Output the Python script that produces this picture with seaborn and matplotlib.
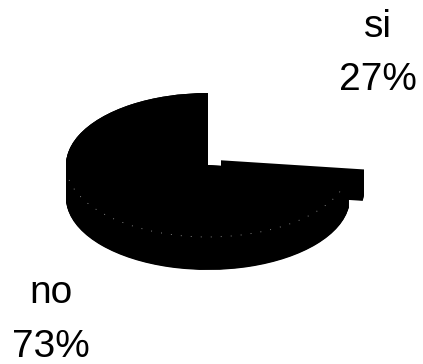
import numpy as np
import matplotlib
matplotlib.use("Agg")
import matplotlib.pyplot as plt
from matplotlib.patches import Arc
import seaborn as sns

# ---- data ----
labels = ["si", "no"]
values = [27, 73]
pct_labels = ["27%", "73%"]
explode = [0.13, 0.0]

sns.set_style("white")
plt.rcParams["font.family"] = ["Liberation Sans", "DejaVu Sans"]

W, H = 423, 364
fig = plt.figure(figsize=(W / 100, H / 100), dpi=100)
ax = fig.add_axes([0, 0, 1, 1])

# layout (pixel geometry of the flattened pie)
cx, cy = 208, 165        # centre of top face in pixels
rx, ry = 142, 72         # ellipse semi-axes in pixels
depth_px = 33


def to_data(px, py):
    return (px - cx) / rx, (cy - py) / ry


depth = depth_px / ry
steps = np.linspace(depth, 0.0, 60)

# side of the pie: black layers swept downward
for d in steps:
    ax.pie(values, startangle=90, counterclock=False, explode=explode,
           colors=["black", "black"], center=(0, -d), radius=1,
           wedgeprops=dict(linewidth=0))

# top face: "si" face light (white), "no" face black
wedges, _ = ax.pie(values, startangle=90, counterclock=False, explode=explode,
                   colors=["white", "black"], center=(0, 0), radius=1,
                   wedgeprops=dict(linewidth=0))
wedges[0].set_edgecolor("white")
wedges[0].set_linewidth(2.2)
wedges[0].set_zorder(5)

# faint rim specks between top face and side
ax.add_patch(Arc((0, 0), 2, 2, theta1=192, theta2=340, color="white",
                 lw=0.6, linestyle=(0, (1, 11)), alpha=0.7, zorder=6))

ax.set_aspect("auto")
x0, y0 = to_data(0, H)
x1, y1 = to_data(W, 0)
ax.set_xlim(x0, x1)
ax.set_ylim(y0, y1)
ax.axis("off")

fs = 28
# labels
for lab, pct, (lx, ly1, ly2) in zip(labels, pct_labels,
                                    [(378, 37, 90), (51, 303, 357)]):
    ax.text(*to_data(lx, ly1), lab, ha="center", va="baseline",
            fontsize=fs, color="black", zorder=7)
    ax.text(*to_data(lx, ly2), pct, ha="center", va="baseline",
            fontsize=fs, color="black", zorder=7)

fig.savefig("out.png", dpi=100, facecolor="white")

= = =

_WHAT YOU HAVE TO DO:_ From the first line of the material down to the line containing "import seaborn as sns", inclusive, return each line exactly, skipping any picture.

_RESULT FOR THIS EXERCISE:_
Output the Python script that produces this picture with seaborn and matplotlib.
import numpy as np
import matplotlib
matplotlib.use("Agg")
import matplotlib.pyplot as plt
from matplotlib.patches import Arc
import seaborn as sns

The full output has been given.